The following factors will affect security though

  1. Is your salt private (if so how private is it?). The more private the better. This means that if you can avoid storing your salt in your db you can make your system safe against brute force attacks even if your db is compromised.
  2. Is your salt random per value salted? This helps defend against rainbow table attacks if say your db is compromised and your salt is stored in the db. Note: if passwords being stored are long enough they can be immune to brute force attacks.
  3. Is your salt long enough? The longer your salt the more secure you are.
Sam Saffron
whoever downvoted this, please tell me why?
Sam Saffron
It wasn't me (I upvoted) but I'd guess because of your first bullet. A private salt doesn't really add security. Even if a cracker gains access to the hash and salt, as long as the salt is long enough and random per password, a rainbow table is computationally prohibitive.
Randolpho
Sure, but brute forcing short password is still very much possible if the salt is public
Sam Saffron
A: 

Technically it doesn't matter, so long as the salt is unique and not easily guessable. Just don't make the mistake of storing the salt, like I did.

The purpose of "salting" a string is to scramble it in a way a bit more personal and unique than an MD5 hash will do. There's no right or wrong way to do it, just so long as you're the only one that knows how it works. It will achieve the result either way, which is to make the MD5 hashes generated not correspond with a rainbow table for easy cracking of passwords.

Nicholas Flynt
I see no reason to downvote this ...
Sam Saffron
Well, technically doing it a particular way can prevent against that mindset if a cracker assumes a common way. In other words, prefix and postfix are more/less vulnerable against certain threats, if my research is valid. So the downvote may be appropriate if you're security paranoid, I don't pretend to be the know-all expert on such things. ^_^
Nicholas Flynt
-1 Salt is stored openly with the encrypted password to defend against amortizing attacks over many encrypted passwords. It shouldn't be confused with a private key.
starblue
Wha? I was always under the impression that a salt was prefixed/postfixed to a password *before* hashing. Clearly I was mistaken then, I get to go do more research. Yay!
Nicholas Flynt
+1  A: 

It doesn't matter when you digest the salt: prefix, postfix, infix all produce different hashes, but achieve the same purpose of defeating rainbow tables or other pre-hashed dictionary attacks.
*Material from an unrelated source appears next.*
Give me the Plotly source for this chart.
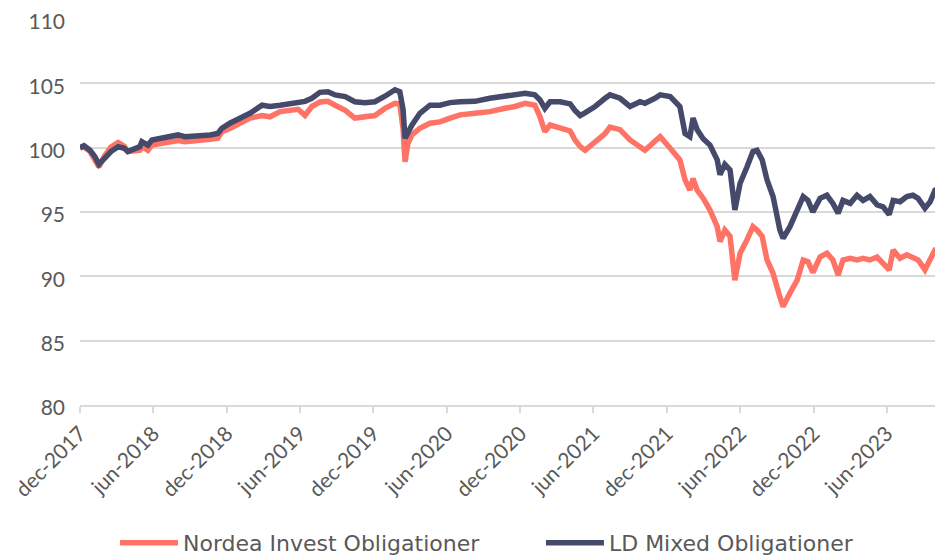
import plotly.graph_objects as go

dates = [
    "2017-12-29", "2018-01-08", "2018-01-23", "2018-02-04", "2018-02-14", "2018-02-27",
    "2018-03-16", "2018-04-03", "2018-04-18", "2018-04-27", "2018-05-15", "2018-05-27",
    "2018-06-01", "2018-06-16", "2018-06-26", "2018-07-16", "2018-08-10", "2018-08-30",
    "2018-09-16", "2018-10-04", "2018-10-24", "2018-11-18", "2018-12-07", "2018-12-17",
    "2019-01-06", "2019-01-31", "2019-02-25", "2019-03-27", "2019-04-16", "2019-05-11",
    "2019-06-05", "2019-06-25", "2019-07-12", "2019-07-29", "2019-08-18", "2019-09-07",
    "2019-09-25", "2019-10-20", "2019-11-13", "2019-12-08", "2020-01-02", "2020-01-27",
    "2020-02-21", "2020-03-04", "2020-03-12", "2020-03-17", "2020-03-24", "2020-04-03",
    "2020-04-23", "2020-05-18", "2020-06-12", "2020-07-07", "2020-08-01", "2020-09-07",
    "2020-10-14", "2020-11-21", "2020-12-16", "2021-01-10", "2021-02-03", "2021-02-16",
    "2021-02-28", "2021-03-13", "2021-04-07", "2021-05-02", "2021-05-14", "2021-05-27",
    "2021-06-08", "2021-07-03", "2021-07-28", "2021-08-09", "2021-09-03", "2021-09-28",
    "2021-10-23", "2021-11-04", "2021-11-29", "2021-12-12", "2022-01-06", "2022-01-30",
    "2022-02-12", "2022-02-24", "2022-03-04", "2022-03-14", "2022-03-29", "2022-04-15",
    "2022-05-03", "2022-05-10", "2022-05-22", "2022-06-04", "2022-06-16", "2022-06-29",
    "2022-07-16", "2022-07-31", "2022-08-10", "2022-08-23", "2022-09-04", "2022-09-19",
    "2022-10-06", "2022-10-14", "2022-10-31", "2022-11-18", "2022-12-03", "2022-12-15",
    "2022-12-27", "2023-01-14", "2023-01-31", "2023-02-15", "2023-02-28", "2023-03-12",
    "2023-03-30", "2023-04-16", "2023-05-01", "2023-05-18", "2023-06-05", "2023-06-20",
    "2023-07-05", "2023-07-15", "2023-08-01", "2023-08-18", "2023-09-02", "2023-09-15",
    "2023-10-02", "2023-10-15", "2023-10-27", "2023-11-09", "2023-11-16",
]

nordea = [
    100.0, 100.05, 99.7, 99.1, 98.5, 99.3,
    100.05, 100.4, 100.1, 99.7, 99.8, 99.8,
    100.1, 99.8, 100.2, 100.34, 100.47, 100.55,
    100.47, 100.5, 100.6, 100.65, 100.73, 101.25,
    101.5, 101.9, 102.3, 102.5, 102.4, 102.8,
    102.9, 102.98, 102.5, 103.2, 103.55, 103.6,
    103.3, 102.9, 102.3, 102.4, 102.5, 103.05,
    103.45, 103.4, 101.5, 98.9, 100.3, 101.0,
    101.5, 101.9, 102.0, 102.3, 102.55, 102.67,
    102.8, 103.06, 103.2, 103.45, 103.3, 102.4,
    101.25, 101.76, 101.5, 101.3, 100.6, 100.08,
    99.8, 100.5, 101.1, 101.6, 101.4, 100.6,
    100.08, 99.8, 100.5, 100.85, 99.95, 99.05,
    97.5, 96.7, 97.6, 96.7, 96.07, 95.15,
    93.86, 92.7, 93.6, 93.1, 89.7, 91.8,
    92.83, 93.86, 93.6, 93.1, 91.27, 90.24,
    88.4, 87.65, 88.7, 89.7, 91.27, 91.14,
    90.3, 91.5, 91.8, 91.27, 90.1, 91.27,
    91.4, 91.27, 91.4, 91.27, 91.5, 91.0,
    90.5, 92.05, 91.4, 91.67, 91.5, 91.27,
    90.5, 91.4, 92.05, 92.2, 91.95,
]

ld_mixed = [
    100.0, 100.15, 99.8, 99.3, 98.7, 99.2,
    99.7, 100.08, 99.95, 99.7, 99.95, 100.08,
    100.47, 100.2, 100.6, 100.7, 100.85, 100.99,
    100.85, 100.9, 100.85, 100.99, 101.1, 101.5,
    101.9, 102.3, 102.67, 103.3, 103.2, 103.3,
    103.45, 103.57, 103.6, 103.84, 104.3, 104.35,
    104.1, 103.97, 103.57, 103.5, 103.57, 104.0,
    104.5, 104.35, 103.0, 100.73, 101.2, 101.75,
    102.67, 103.3, 103.3, 103.5, 103.57, 103.6,
    103.84, 103.97, 104.1, 104.23, 104.1, 103.7,
    103.06, 103.57, 103.57, 103.4, 102.9, 102.5,
    102.7, 103.2, 103.84, 104.1, 103.84, 103.2,
    103.57, 103.45, 103.84, 104.1, 103.97, 103.2,
    101.1, 100.85, 102.3, 101.4, 100.7, 100.2,
    99.05, 97.9, 98.7, 98.27, 95.16, 97.23,
    98.5, 99.7, 99.8, 99.05, 97.5, 96.2,
    93.6, 92.96, 93.86, 95.03, 96.2, 95.9,
    95.0, 96.06, 96.3, 95.67, 94.9, 95.9,
    95.67, 96.3, 95.9, 96.2, 95.55, 95.4,
    94.8, 95.9, 95.8, 96.2, 96.3, 96.06,
    95.3, 95.8, 96.7, 96.85, 96.6,
]

tick_dates = ["2017-12-29", "2018-06-29", "2018-12-29", "2019-06-29", "2019-12-29",
              "2020-06-29", "2020-12-29", "2021-06-29", "2021-12-29", "2022-06-29",
              "2022-12-29", "2023-06-29"]
tick_labels = ["dec-2017", "jun-2018", "dec-2018", "jun-2019", "dec-2019", "jun-2020",
               "dec-2020", "jun-2021", "dec-2021", "jun-2022", "dec-2022", "jun-2023"]

FONT = "Lato"
LEGEND_FONT = "DejaVu Sans"
GREY = "#595959"

fig = go.Figure()
fig.add_trace(go.Scatter(x=dates, y=nordea, mode="lines", name="Nordea Invest Obligationer",
                         line=dict(color="#FF7366", width=5.5), legend="legend"))
fig.add_trace(go.Scatter(x=dates, y=ld_mixed, mode="lines", name="LD Mixed Obligationer",
                         line=dict(color="#454A6B", width=5.5), legend="legend2"))

legend_common = dict(orientation="h", xref="container", yref="container",
                     xanchor="left", y=0.0255, yanchor="middle",
                     font=dict(size=22, color=GREY, family=LEGEND_FONT),
                     itemwidth=58, bgcolor="rgba(0,0,0,0)")

fig.update_layout(
    width=935, height=549,
    margin=dict(l=72, r=0, t=11, b=152, autoexpand=False),
    paper_bgcolor="white", plot_bgcolor="white",
    font=dict(family=FONT, color=GREY, size=21),
    showlegend=True,
    legend=dict(x=0.1144, **legend_common),
    legend2=dict(x=0.570, **legend_common),
    xaxis=dict(type="date", range=["2017-12-29", "2023-11-16"], automargin=False,
               tickmode="array", tickvals=tick_dates, ticktext=tick_labels,
               tickangle=-45, showgrid=False, showline=True, linecolor="#d9d9d9",
               linewidth=2, ticks="outside", ticklen=6, tickcolor="#d9d9d9", tickwidth=2,
               ticklabeloverflow="allow",
               tickfont=dict(size=21, color=GREY, family=FONT), zeroline=False),
    yaxis=dict(range=[80, 110], dtick=5, tick0=80, showgrid=True, gridcolor="#d9d9d9",
               gridwidth=2, zeroline=False, showline=False, ticks="", automargin=False,
               ticklabeloverflow="allow", ticklabelshift=3,
               tickfont=dict(size=21, color=GREY, family=FONT), ticklabelstandoff=14),
)

fig.write_html("out.html")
I think that the comment has to do specifically with a vulnerability in MD5, not hashing in general. I don't understand the details, but it has to do with finding two prefixes that produce the same hash.

erickson
Thats not the way collision attacks work. you need to know the full message being hashed to produce collisions. you can not produce collisions from a partial message
Sam Saffron
You find two different messages that produce a hash collision. Then you append the same suffix to each of these prefixes and you get another collision. I think the cited comment was trying to explain a password crack that used this vulnerability, but I don't understand exactly how he thought it works.
erickson
Really? The output of MD5 is simply its last intermediate hash value. If you have two different prefixes that collide it means the intermediate hash value is the same—and that value is the entire state of the hash. If two MD5 hashes in an identical state digest the same data, what would you expect the results to be? See http://www.win.tue.nl/hashclash/rogue-ca/
erickson
comment stricken, true, if you prefix collides and you append the same suffix it will result in a collision as well. I have no idea how this could be exploited though in a password storage scenario
Sam Saffron
A: 

When someone has a question about the use of salts I fear it is because they are busy (re)inventing things they really shouldn't be in the first place. Based on the question my recommendation is to use an HMAC.

Einstein
if you use HMAC you still need a private key which has to be stored somewhere ... same factors that affect the salt based security affect the choice of key for your hmac algorithm
Sam Saffron
The question was about the location of salts - NOT key management. HMAC use solves the location issue.